Ubuntu 11.04: Is Natty Narwhal the best Linux desktop ever?

If not the best, then certainly the most different

By Steven J. Vaughan-Nichols, ITworld |  Operating Systems, Canonical, Linux 2 comments

I said months ago that Ubuntu 11.04 wouldn't be the same old Ubuntu, and boy was I right. With its new Unity interface, Ubuntu doesn't look or act like any other desktop Linux you've ever seen. And, since I've seen almost all of them, I know what I'm talking about!

The basics are the same as you'll find in many Linux distributions. It's still based on Debian Linux; it uses the 2.6.38 Linux kernel; it still uses most of the same familiar applications; and its desktop is built on top of GNOME 2.32.1, but with the Unity desktop I couldn't blame you if you didn't recognize anything but the apps.

[ For screenshots of the new interface, see the Ubuntu 11.04 image gallery ]


The Unity desktop

You see, with Unity, everything is different. When you first see Unity, whether you've ever used Linux or not, you're not going to recognize it. It looks more like a smartphone or tablet interface than it does a PC desktop.

Instead of a top or bottom menu bar, Unity has a task dock on the left-hand side of the screen and a panel at the top with an embedded global menu. Whatever application you happen to be running at the moment will have its menu on that top, global menu. There's also a screen overlay that pops out of the top panel that gives you access to what Canonical, Ubuntu's parent company calls "lenses." Currently these include an application launcher lens; a file management lens and a search lens that can double for either of the others.

You see, the Unity interface brings a new way to access programs and files. While you can track down a file or a program through folders or look for its icon, Unity's universal search enables you to search your way to whatever it is you need.
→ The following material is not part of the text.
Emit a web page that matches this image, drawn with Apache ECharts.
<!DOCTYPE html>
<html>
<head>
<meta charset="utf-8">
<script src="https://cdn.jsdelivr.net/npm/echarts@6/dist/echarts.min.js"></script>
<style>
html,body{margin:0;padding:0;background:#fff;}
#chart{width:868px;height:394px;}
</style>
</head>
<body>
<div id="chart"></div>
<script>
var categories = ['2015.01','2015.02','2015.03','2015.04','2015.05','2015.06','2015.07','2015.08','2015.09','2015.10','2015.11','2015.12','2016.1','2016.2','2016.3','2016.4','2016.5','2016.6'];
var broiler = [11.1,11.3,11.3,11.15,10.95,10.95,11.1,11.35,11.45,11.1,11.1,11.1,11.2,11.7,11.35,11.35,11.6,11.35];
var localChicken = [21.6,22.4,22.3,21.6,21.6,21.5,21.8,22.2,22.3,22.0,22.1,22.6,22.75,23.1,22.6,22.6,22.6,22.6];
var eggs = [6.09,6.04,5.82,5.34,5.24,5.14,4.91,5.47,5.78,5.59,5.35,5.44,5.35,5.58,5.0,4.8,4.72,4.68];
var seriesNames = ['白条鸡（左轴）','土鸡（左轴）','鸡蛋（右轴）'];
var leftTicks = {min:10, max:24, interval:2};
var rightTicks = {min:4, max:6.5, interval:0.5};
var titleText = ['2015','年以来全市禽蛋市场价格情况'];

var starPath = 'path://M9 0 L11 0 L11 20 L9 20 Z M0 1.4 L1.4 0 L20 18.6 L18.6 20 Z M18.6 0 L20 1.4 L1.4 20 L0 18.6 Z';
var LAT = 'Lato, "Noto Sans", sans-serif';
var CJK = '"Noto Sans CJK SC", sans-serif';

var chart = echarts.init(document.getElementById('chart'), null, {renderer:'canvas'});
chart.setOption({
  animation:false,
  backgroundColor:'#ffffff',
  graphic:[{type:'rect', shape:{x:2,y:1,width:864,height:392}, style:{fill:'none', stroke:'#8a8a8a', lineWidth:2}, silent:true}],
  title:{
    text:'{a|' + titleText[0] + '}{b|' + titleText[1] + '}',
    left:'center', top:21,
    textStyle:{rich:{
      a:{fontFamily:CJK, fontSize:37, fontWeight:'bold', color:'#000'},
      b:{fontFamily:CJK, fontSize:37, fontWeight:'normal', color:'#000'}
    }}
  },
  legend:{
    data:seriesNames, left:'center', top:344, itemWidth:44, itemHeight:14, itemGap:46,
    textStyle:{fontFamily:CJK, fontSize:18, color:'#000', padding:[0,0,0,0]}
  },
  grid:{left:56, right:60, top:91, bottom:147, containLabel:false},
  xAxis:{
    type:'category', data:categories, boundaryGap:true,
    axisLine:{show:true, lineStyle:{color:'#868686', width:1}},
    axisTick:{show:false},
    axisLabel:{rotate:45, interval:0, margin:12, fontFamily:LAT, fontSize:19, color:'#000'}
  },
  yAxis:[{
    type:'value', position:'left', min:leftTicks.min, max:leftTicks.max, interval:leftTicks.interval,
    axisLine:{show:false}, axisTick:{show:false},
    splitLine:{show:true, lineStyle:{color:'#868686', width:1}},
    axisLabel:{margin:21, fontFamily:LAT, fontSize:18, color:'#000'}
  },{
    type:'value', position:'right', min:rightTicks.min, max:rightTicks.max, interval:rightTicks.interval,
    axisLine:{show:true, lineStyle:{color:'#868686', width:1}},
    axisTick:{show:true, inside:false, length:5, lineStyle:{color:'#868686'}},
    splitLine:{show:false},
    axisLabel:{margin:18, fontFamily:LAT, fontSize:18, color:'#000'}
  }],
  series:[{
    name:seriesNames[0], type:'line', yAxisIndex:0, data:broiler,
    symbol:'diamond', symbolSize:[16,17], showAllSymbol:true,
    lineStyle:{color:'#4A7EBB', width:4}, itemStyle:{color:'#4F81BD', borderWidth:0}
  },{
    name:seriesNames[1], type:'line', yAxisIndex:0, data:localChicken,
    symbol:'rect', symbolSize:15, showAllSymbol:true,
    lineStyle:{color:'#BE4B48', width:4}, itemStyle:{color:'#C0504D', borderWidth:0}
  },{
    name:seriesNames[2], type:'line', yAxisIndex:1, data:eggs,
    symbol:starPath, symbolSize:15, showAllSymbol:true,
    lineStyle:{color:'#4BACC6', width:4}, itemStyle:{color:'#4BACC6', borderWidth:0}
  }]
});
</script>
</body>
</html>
You can, of course, still go back to your usual way of finding applications or files but I found this new search method to be remarkably fast and easy.
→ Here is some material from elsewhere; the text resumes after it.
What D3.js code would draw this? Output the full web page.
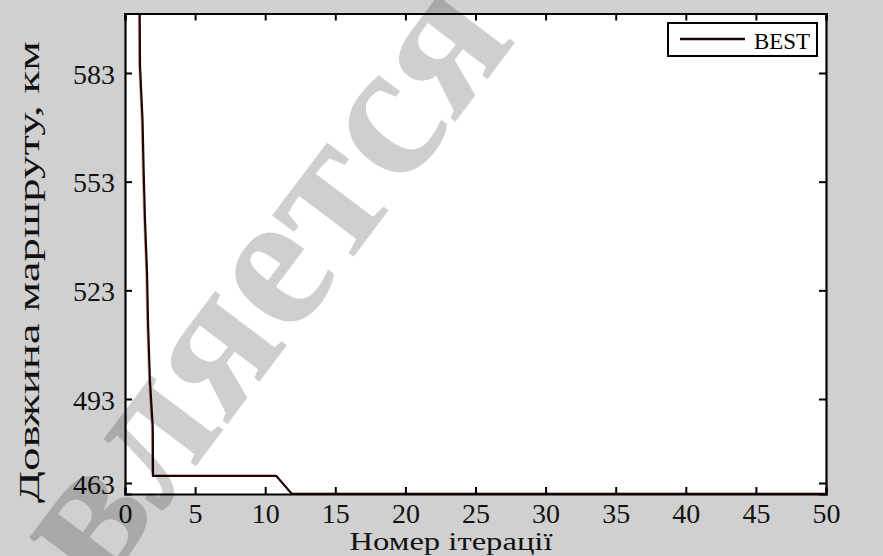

That's by design. As Canonical marketing manager Gerry Carr recently told me, while you can still use folders and files for organization, you don't have to. "Search has become essential to how we organize Ubuntu. You no longer have to remember where you put files. Unity will take care of finding them for you."

He's right, and better still, it really works. I had expected Unity to be slow with this kind of work going on in the background. I was wrong. It's remarkably fast. It was even reasonably fast on that 2.8GHz Pentium IV box with its 1 GB of RAM, albeit on that machine Unity only worked in its Gnome 2.x mode rather than its full Unity desktop.
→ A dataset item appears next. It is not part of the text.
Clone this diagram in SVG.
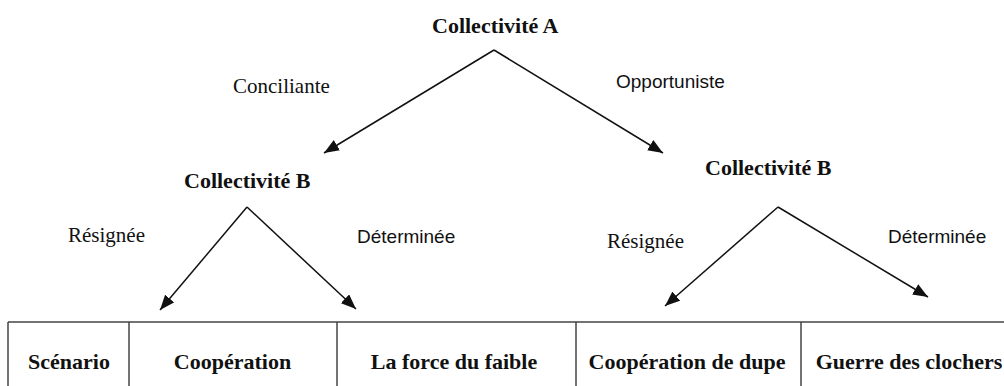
<svg xmlns="http://www.w3.org/2000/svg" width="1004" height="386" viewBox="0 0 1004 386">
<style>
.node{font-family:"Liberation Serif","Times New Roman",serif;font-weight:bold;font-size:22px;fill:#111}
.ser{font-family:"Liberation Serif","Times New Roman",serif;font-size:21px;fill:#111}
.san{font-family:"Liberation Sans",Arial,sans-serif;font-size:19px;fill:#111}
.cell{font-family:"Liberation Serif","Times New Roman",serif;font-weight:bold;font-size:22px;fill:#111;text-anchor:middle}
.conn line{stroke:#111;stroke-width:1.5;marker-end:url(#ah)}
.grid line{stroke:#444;stroke-width:1.5}
</style>
<defs>
<marker id="ah" markerUnits="userSpaceOnUse" markerWidth="16" markerHeight="12" refX="15" refY="6" orient="auto">
<path d="M0,0 L15,6 L0,12 Z" fill="#111"/>
</marker>
</defs>
<rect width="1004" height="386" fill="#fff"/>
<g id="nodeA"><text class="node" x="432" y="33">Collectivité A</text></g>
<g id="nodeB1"><text class="node" x="184" y="188">Collectivité B</text></g>
<g id="nodeB2"><text class="node" x="705" y="175">Collectivité B</text></g>
<g id="labels">
<text class="ser" x="233" y="93">Conciliante</text>
<text class="san" x="616" y="88">Opportuniste</text>
<text class="ser" x="68" y="242">Résignée</text>
<text class="san" x="357" y="243">Déterminée</text>
<text class="ser" x="607" y="248">Résignée</text>
<text class="san" x="888" y="243">Déterminée</text>
</g>
<g id="connectors" class="conn">
<line x1="494" y1="50" x2="324" y2="153"/>
<line x1="494" y1="50" x2="663" y2="153"/>
<line x1="247" y1="207" x2="160" y2="310"/>
<line x1="247" y1="207" x2="356" y2="309"/>
<line x1="778" y1="207" x2="665" y2="306"/>
<line x1="778" y1="207" x2="928" y2="297"/>
</g>
<g id="table">
<g class="grid">
<line x1="8" y1="322" x2="1004" y2="322" stroke-width="2"/>
<line x1="8" y1="322" x2="8" y2="386"/>
<line x1="129" y1="322" x2="129" y2="386"/>
<line x1="337" y1="322" x2="337" y2="386"/>
<line x1="576" y1="322" x2="576" y2="386"/>
<line x1="801" y1="322" x2="801" y2="386"/>
</g>
<text class="cell" x="69" y="369">Scénario</text>
<text class="cell" x="232.5" y="369">Coopération</text>
<text class="cell" x="454" y="369">La force du faible</text>
<text class="cell" x="687" y="369">Coopération de dupe</text>
<text class="cell" x="909" y="369">Guerre des clochers</text>
</g>
</svg>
You see, while Unity is based on GNOME 2.x, it's not really GNOME, and it's certainly not the latest version, GNOME 3.0. Unity is a shell for GNOME.

Under Unity's hood, there are several technical differences. Instead of GNOME's Mutter windows manager, Unity uses Compiz for the windows manager. On top of this, Ubuntu developers use Zeitgeist, a framework that tracks and correlates relationships between the user's activities to supply applications with contextually relevant data.

The Unity display is meant to make the best use of screen real estate, while still giving you useful information. For example, when you're not using the left-hand Mac OS X like task dock, it shrinks into the left screen edge. The design philosophy behind this is in Project Ayatana. According to Mark Shuttleworth, Ubuntu's founder, there are two main aspects to this: Notifications, the sole purpose of which is to notify you of transient events, and Indicator Menus. These combine persistent awareness of a state with a set of options for modifying that state.